「女性として、人間として、姉として。号泣の傑作。」シスター 夏のわかれ道 mamiさんの映画レビュー(感想・評価)
女性として、人間として、姉として。号泣の傑作。
ずっと両親とは疎遠にしていた看護師の女性、突然の両親の死によって会ったこともない弟の保護者を押し付けられる。
今なお影を落とす一人っ子政策、家長制度、女性の古い役割の押し付け…もがく彼女を美しい光や色の中で繊細に描いた傑作。中国映画、時々すごいの来る。
同じように一人っ子政策を背景に二つの家族の人生を描いた「在りし日の歌」も素晴らしかった。
余分な説明台詞がなく、小物の使い方もすごく上手い。おばさんの西瓜とマトリョーシカには号泣。もう号泣。声出そうになった。上手い、こういうの凄まじく上手い。今思い出しても泣きそうになる。上半分だけだったり、もう中途半端になってしまったマトリョーシカ。諦めた夢を思い、長年捨てられずにいたのだろう。

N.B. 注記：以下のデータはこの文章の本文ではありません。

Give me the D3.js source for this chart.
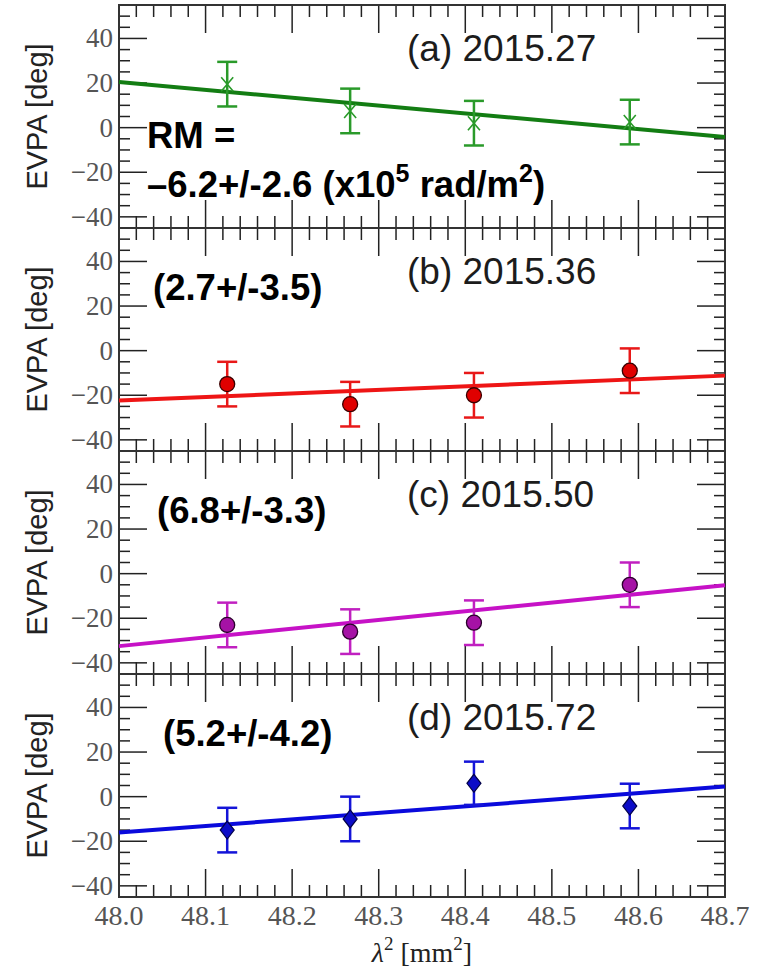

しかしラストには正直がっかりした。こんな傑作なのに??ラストだけ。やっぱり彼女が背負うんかーい…となり。終盤の展開も少し雑というか、おじさんが引き取ったりまた戻ったり、やっぱり養子に出したりと短絡的に動いているように見えたし、「やっぱりお姉ちゃんが引き取るのが一番だよね(感動)」とはなって欲しくなかった。それでは旧時代と変わらない。おじさんが育ててやるか、もしくは養子に行った先の夫婦が「いつでも会いに来てね」と言ってやって欲しかった。
この作品、観る人の性別や年代の違いによって、見方も感想も変わってきそうだ。性別や年代によっては、彼女が結局弟を引き取るラストを美しいハッピーエンドと感動する人も多いかもしれない。もちろん姉弟仲良く暮らすことも素晴らしいことだ。しかし、あったはずの彼女の未来や夢、希望は?お母さんのように肉まんを作ってあげているシーンは、正直悲しくなってしまった。しかしこれが現代でも中国の現実なのかもしれないが。
いや、ラストのその先があると信じておくことにする。彼女は弟と北京に行く。お金はあるはずだから、弟を抱えながらも夢に向かっていく。そう思いたい。